I'd never heard of the author. The cover design was drab. I had sworn off reading Holocaust-related fiction. Why, then, did I pick up Trieste by Dasa Drndic?
In a year that delivered some pretty great books, none were quite as brilliant as this. Drawing on photographs, biographical snippets, documentary evidence and a multiplicity of innovative narrative techniques, Trieste tells the harrowing story of Haya Tedeschi, an Italian woman caught up in the Nazi machinery as it overruns her country and crushes all that she hold dear. At the start we meet Haya in her twilight years, waiting anxiously for the arrival of a son she long thought dead. It is to be a bittersweet reunion; he is, after all, her son, product of the Lebensborn program, but his very existence reminds her of the horrors of her youth and the man who, despite moments of kindness and decency, was an outright monster. The novel then unfurls into a sprawling account of Haya's desperate struggle to save herself against overwhelming odds.

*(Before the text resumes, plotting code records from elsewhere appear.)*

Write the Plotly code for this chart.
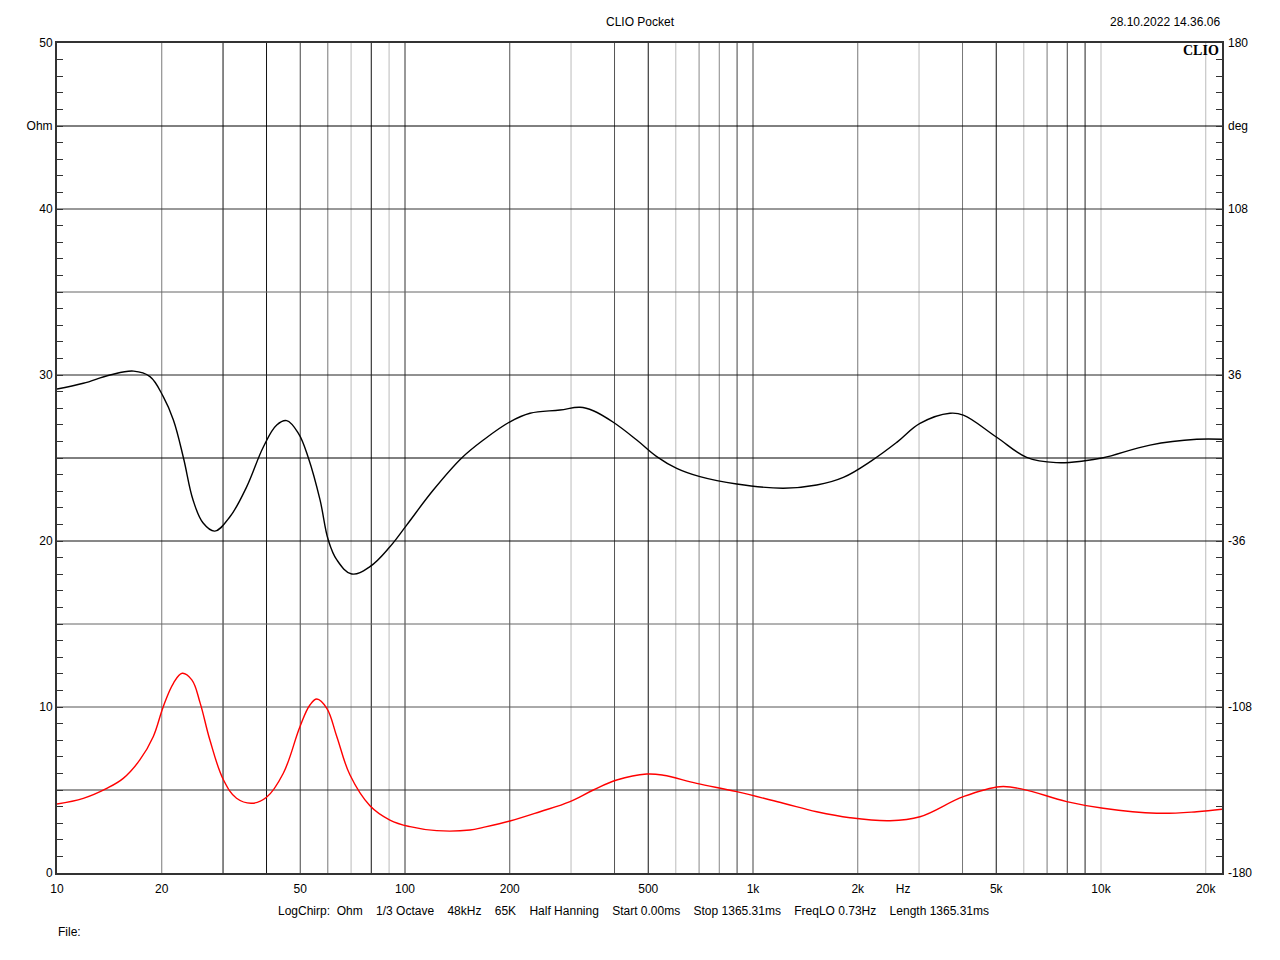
import plotly.graph_objects as go

# ---- data ----
phase_freq = [10, 11.9, 14.2, 16.6, 18.5, 20.2, 21.6, 23.1, 24.6, 26.3, 28.4, 31.4, 35.1, 39.2,
              42.8, 45.7, 49.4, 52.8, 57.0, 60.2, 63.7, 70.3, 79.3, 90.5, 101.1, 120.6, 145.5,
              167.9, 200.3, 228.7, 278.9, 318.4, 347.6, 396.8, 463.4, 528.9, 603.6, 704.1,
              897.8, 1222, 1524, 1818, 2200, 2600, 3019, 3682, 4021, 5015, 6116, 7459, 8892,
              10150, 13830, 18840, 22270]
phase_deg = [29.9, 32.4, 36.0, 37.7, 35.3, 26.6, 16.5, -0.1, -18.2, -28.2, -31.7, -25.5, -12.4, 4.9,
             14.3, 16.2, 10.7, -0.1, -18.2, -35.6, -44.2, -50.3, -47.1, -38.5, -29.1, -13.9, 0.0,
             7.8, 15.7, 19.4, 20.8, 22.0, 20.5, 15.5, 7.8, 0.6, -4.5, -8.1,
             -11.3, -13.1, -11.7, -8.4, -1.0, 7.0, 15.0, 19.4, 18.6, 9.0, 0.3, -2.0, -1.3,
             0.1, 5.6, 8.1, 8.1]

imp_freq = [10, 11.9, 13.9, 15.5, 17.3, 18.9, 20.2, 21.6, 22.9, 24.4, 25.8, 27.5, 30.1, 32.8,
            36.3, 40.0, 44.7, 49.9, 53.3, 55.8, 59.6, 63.7, 69.5, 79.3, 90.5, 103.4, 123.3,
            153.8, 167.9, 200.3, 244.3, 298.0, 347.6, 405.8, 494.9, 552.5, 688.9, 897.8,
            1222, 1524, 1900, 2476, 3019, 4021, 5126, 5979, 7969, 10150, 14450, 18840, 22270]
imp_ohm = [4.16, 4.50, 5.10, 5.70, 6.81, 8.21, 10.02, 11.43, 12.03, 11.63, 10.22, 8.01, 5.60, 4.50,
           4.20, 4.56, 6.01, 8.81, 10.12, 10.48, 9.92, 8.21, 5.90, 4.05, 3.19, 2.79, 2.55,
           2.59, 2.75, 3.13, 3.69, 4.30, 5.00, 5.60, 5.96, 5.89, 5.40, 4.90,
           4.20, 3.69, 3.33, 3.15, 3.39, 4.60, 5.20, 5.04, 4.30, 3.90, 3.60, 3.69, 3.84]

x_tick_vals = [10, 20, 50, 100, 200, 500, 1000, 2000, 2700, 5000, 10000, 20000]
x_tick_text = ["10", "20", "50", "100", "200", "500", "1k", "2k", "Hz", "5k", "10k", "20k"]

grid_freqs = [20, 30, 40, 50, 60, 70, 80, 90, 100, 200, 300, 400, 500, 600, 700, 800, 900,
              1000, 2000, 3000, 4000, 5000, 6000, 7000, 8000, 9000, 10000, 20000]
grid_freq_colors = ["#7a7a7a", "#111111", "#111111", "#444444", "#777777", "#bbbbbb", "#111111",
                    "#bbbbbb", "#333333", "#555555", "#bbbbbb", "#555555", "#111111", "#bbbbbb",
                    "#888888", "#888888", "#444444", "#444444", "#777777", "#bbbbbb", "#777777",
                    "#111111", "#bbbbbb", "#777777", "#444444", "#222222", "#bbbbbb", "#bbbbbb"]
grid_ohm = [5, 10, 15, 20, 25, 30, 35, 40, 45]
grid_ohm_colors = ["#333333", "#555555", "#666666", "#111111", "#000000", "#222222", "#666666",
                   "#333333", "#000000"]

ohm_labels = {0: "0", 10: "10", 20: "20", 30: "30", 40: "40", 45: "Ohm", 50: "50"}
deg_labels = {0: "-180", 10: "-108", 20: "-36", 30: "36", 40: "108", 45: "deg", 50: "180"}

X_MIN, X_MAX = 10, 22270
Y_MIN, Y_MAX = 0, 50
DEG_MIN, DEG_MAX = -180, 180

fig = go.Figure()

# grid lines (as traces so they follow the axis scales)
for f, c in zip(grid_freqs, grid_freq_colors):
    fig.add_trace(go.Scatter(x=[f, f], y=[Y_MIN, Y_MAX], mode="lines",
                             line=dict(color=c, width=1), hoverinfo="skip", showlegend=False))
for v, c in zip(grid_ohm, grid_ohm_colors):
    fig.add_trace(go.Scatter(x=[X_MIN, X_MAX], y=[v, v], mode="lines",
                             line=dict(color=c, width=1), hoverinfo="skip", showlegend=False))

# impedance (red, Ohm)
fig.add_trace(go.Scatter(x=imp_freq, y=imp_ohm, mode="lines",
                         line=dict(color="#ff0000", width=1.4, shape="spline", smoothing=1.1),
                         showlegend=False))
# phase (black, deg)
fig.add_trace(go.Scatter(x=phase_freq, y=phase_deg, mode="lines", yaxis="y2",
                         line=dict(color="#000000", width=1.4, shape="spline", smoothing=1.1),
                         showlegend=False))

ohm_ticks = list(range(0, 51))
deg_ticks = [DEG_MIN + (DEG_MAX - DEG_MIN) * k / 50 for k in ohm_ticks]

font = dict(family="Liberation Sans, Arial, sans-serif", size=12, color="#000000")

# page body has an 8px default margin -> figure offset; plot area targets screen px 57..1222 x 43..873
fig.update_layout(
    width=1264, height=944,
    margin=dict(l=49, r=50, t=35, b=79, autoexpand=False),
    paper_bgcolor="white", plot_bgcolor="white",
    font=font,
    xaxis=dict(type="log", range=[1, 4.3477], showgrid=False, zeroline=False,
               tickmode="array", tickvals=x_tick_vals, ticktext=x_tick_text,
               ticks="", showline=True, linecolor="#333333", linewidth=2, mirror=True,
               ticklabelstandoff=4, tickfont=font),
    yaxis=dict(range=[Y_MIN, Y_MAX], showgrid=False, zeroline=False,
               tickmode="array", tickvals=ohm_ticks,
               ticktext=[ohm_labels.get(k, "") for k in ohm_ticks],
               ticks="inside", ticklen=6, tickcolor="#333333",
               showline=True, linecolor="#333333", linewidth=2, mirror=True,
               tickfont=font),
    yaxis2=dict(range=[DEG_MIN, DEG_MAX], overlaying="y", side="right", showgrid=False,
                zeroline=False, tickmode="array", tickvals=deg_ticks,
                ticktext=[deg_labels.get(k, "") for k in ohm_ticks],
                ticks="inside", ticklen=6, tickcolor="#333333", showline=False,
                ticklabelstandoff=5, tickfont=font),
)

def px2paper(px, py):
    return (px - 57) / 1165, (873 - py) / 830

annots = [
    ("CLIO Pocket", 640, 22, "center", font),
    ("28.10.2022 14.36.06", 1222, 22, "right", font),
    ("<b>CLIO</b>", 1221, 50, "right", dict(family="Liberation Serif, DejaVu Serif, serif", size=14, color="#000")),
    ("LogChirp:  Ohm    1/3 Octave    48kHz    65K    Half Hanning    Start 0.00ms    Stop 1365.31ms    FreqLO 0.73Hz    Length 1365.31ms",
     633, 911, "center", font),
    ("File:", 56, 932, "left", font),
]
for text, px, py, anchor, fnt in annots:
    xp, yp = px2paper(px, py)
    fig.add_annotation(text=text, x=xp, y=yp, xref="paper", yref="paper",
                       xanchor=anchor, yanchor="middle", showarrow=False, font=fnt)

fig.write_html("out.html")
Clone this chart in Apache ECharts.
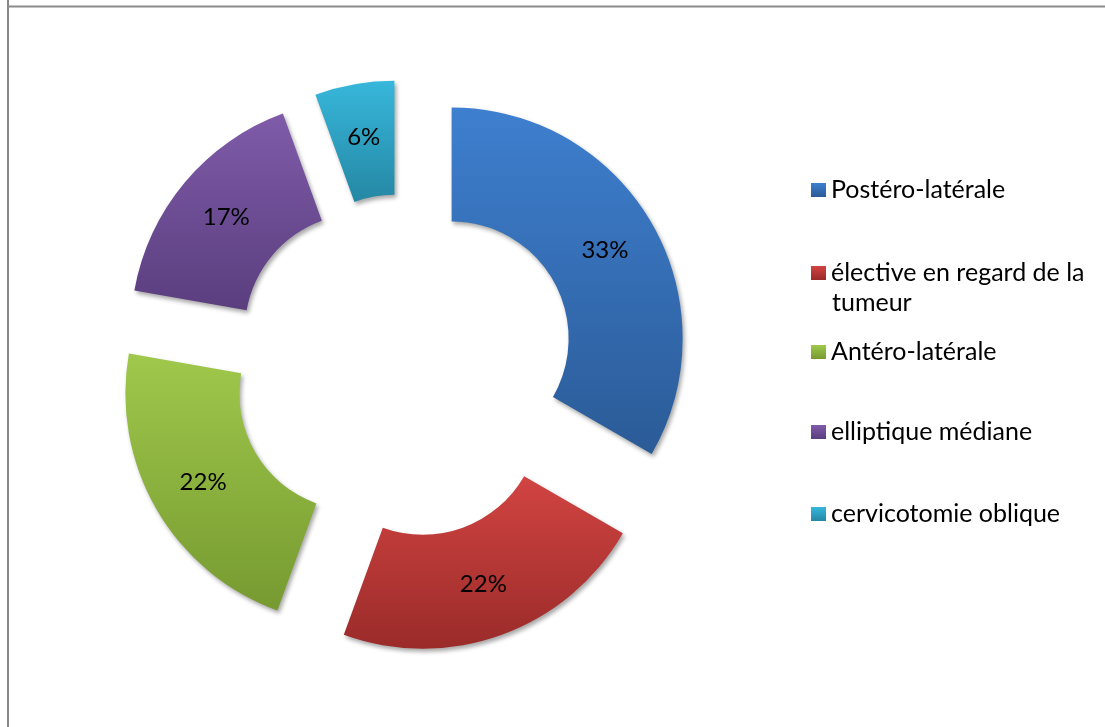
<!DOCTYPE html>
<html>
<head>
<meta charset="utf-8">
<script src="https://cdn.jsdelivr.net/npm/echarts@6/dist/echarts.min.js"></script>
<style>
  html, body { margin: 0; padding: 0; background: #ffffff; }
  #chart { width: 1105px; height: 727px; }
</style>
</head>
<body>
<div id="chart"></div>
<script>
// Voies d'abord chirurgical (effectifs)
const categories = [
  'Postéro-latérale',
  'élective en regard de la tumeur',
  'Antéro-latérale',
  'elliptique médiane',
  'cervicotomie oblique'
];
const counts = [6, 4, 4, 3, 1];
// legend wording, split where the long entry wraps
const legendFirstLine = [
  'Postéro-latérale',
  'élective en regard de la',
  'Antéro-latérale',
  'elliptique médiane',
  'cervicotomie oblique'
];
const legendSecondLine = ['', 'tumeur', '', '', ''];

// slice colours: light at the top of each slice, darker at the bottom
const colorTop = ['#3e7fcf', '#d14442', '#a0c84c', '#7f5ba9', '#37b7db'];
const colorBottom = ['#2b5b97', '#9a2b29', '#769a30', '#5a3e7e', '#2587a4'];

const FONT = 'Lato, "Open Sans", sans-serif';
const LEGEND_FONT_SIZE = 25;
const LINE_H = 30;

function grad(i) {
  return new echarts.graphic.LinearGradient(0, 0, 0, 1, [
    { offset: 0, color: colorTop[i] },
    { offset: 1, color: colorBottom[i] }
  ]);
}

// vertical centre of each legend row
const legendRowCenter = [190, 273, 352, 432, 514];
const LEGEND_LEFT = 811;
const TEXT_LEFT = 832;

const legends = categories.map((name, i) => ({
  left: LEGEND_LEFT,
  top: legendRowCenter[i] - LINE_H / 2,
  orient: 'vertical',
  selectedMode: false,
  icon: 'rect',
  itemWidth: 15,
  itemHeight: 14,
  itemGap: 0,
  padding: 0,
  data: [name],
  formatter: () => legendFirstLine[i],
  textStyle: {
    fontFamily: FONT,
    fontSize: LEGEND_FONT_SIZE,
    color: '#000000',
    lineHeight: LINE_H
  }
}));

// continuation lines of wrapped legend entries
const wrapTexts = [];
legendSecondLine.forEach((t, i) => {
  if (!t) return;
  wrapTexts.push({
    type: 'text',
    left: TEXT_LEFT,
    top: legendRowCenter[i] + LINE_H - LINE_H / 2,
    style: {
      text: t,
      font: LEGEND_FONT_SIZE + 'px ' + FONT,
      fill: '#000000',
      lineHeight: LINE_H
    }
  });
});

const chart = echarts.init(document.getElementById('chart'), null, { renderer: 'canvas' });
chart.setOption({
  backgroundColor: '#ffffff',
  animation: false,
  legend: legends,
  graphic: [
    { type: 'line', shape: { x1: 8, y1: 0, x2: 8, y2: 727 }, style: { stroke: '#8a8a8a', lineWidth: 2 } },
    { type: 'line', shape: { x1: 8, y1: 6.5, x2: 1105, y2: 6.5 }, style: { stroke: '#8a8a8a', lineWidth: 2 } }
  ].concat(wrapTexts),
  series: [{
    type: 'pie',
    center: [404, 366],
    radius: [117, 231],
    startAngle: 90,
    clockwise: true,
    selectedMode: 'multiple',
    selectedOffset: 55,
    avoidLabelOverlap: false,
    label: {
      show: true,
      position: 'inside',
      formatter: (p) => Math.round(p.percent) + '%',
      fontFamily: FONT,
      fontSize: 24,
      color: '#000000'
    },
    labelLine: { show: false },
    emphasis: { disabled: true },
    itemStyle: {
      shadowBlur: 4,
      shadowOffsetX: 2,
      shadowOffsetY: 3,
      shadowColor: 'rgba(0,0,0,0.35)'
    },
    data: categories.map((name, i) => ({
      name: name,
      value: counts[i],
      selected: true,
      itemStyle: { color: grad(i) },
      select: { itemStyle: { color: grad(i), borderWidth: 0 } }
    }))
  }]
});
</script>
</body>
</html>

The emotional and moral complexity of Haya's story demands a great deal from the reader but the effort is well rewarded. Daring in its ambition, ingenious in its structure, Trieste breathes new life into a fairly stagnant genre. One of the Israeli greats (I think it was David Grossman or Amos Oz) once said that the great Holocaust novel has yet to be written. He might still be right, but this is about as close as it we've seen. To my mind, Trieste will now be the benchmark against which all such novels will be judged.
So there you have it. Trieste by Dasa Drndic. A truly worthy winner of Bait For Bookworm's Book of The Year.